La cadena de errores no terminó ahí: la explicación dada por el ministro Carlos Basombrío respecto a la actitud de Salazar durante el incendio (“se ve a una persona que no está ayudando, ni que está asustada o que está preocupada”) no resiste el menor análisis. Su viceministro, Rubén Vargas, ha dicho que la difusión del comunicado se hizo para “llamar la atención”. Basombrío, además, evitó rectificarse y dijo que si se diera otra oportunidad, volvería a sacar un comunicado similar.
La inseguridad nos pone nerviosos a todos.
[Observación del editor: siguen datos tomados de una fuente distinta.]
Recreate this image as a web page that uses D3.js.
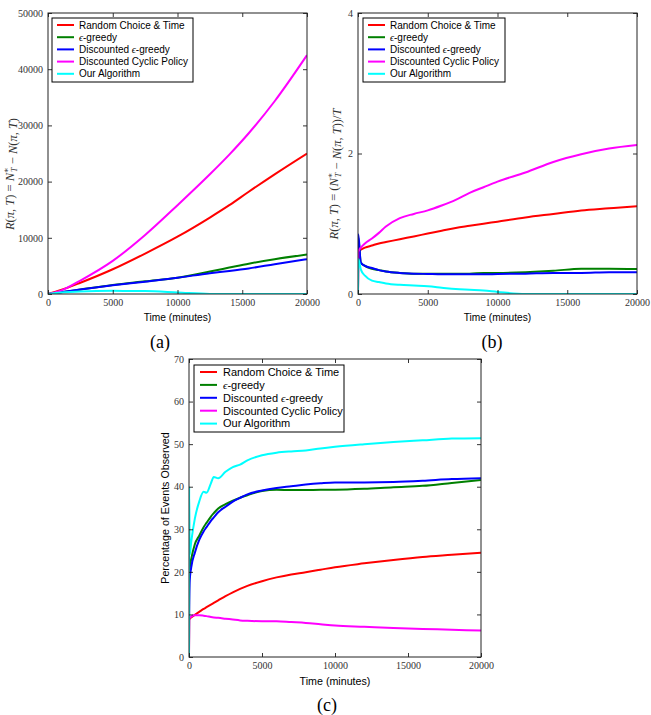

Genera indignación e impotencia, más aun ante el recrudecimiento de delitos que parecían controlados (asaltos a bancos), la persistencia de otros como el sicariato (el asesinato de un fiscal en Moyobamba), los robos menores y psicosociales como el que acaba de dejar un muerto en Huaycán.
Pero los llamados a controlarla no deben perder los papeles. Vencer a la delincuencia requiere una alta dosis de paciencia para soportar los tropezones propios de una guerra de largo aliento.
Ante el clima de hartazgo que se respira en las calles, el Gobierno comete un error si cree que va a ganar unos puntos en las encuestas “visibilizando” de esta manera su sensibilidad.
Lo único que consigue es acrecentar la sensación de caos y dar comida a sus hambrientos opositores.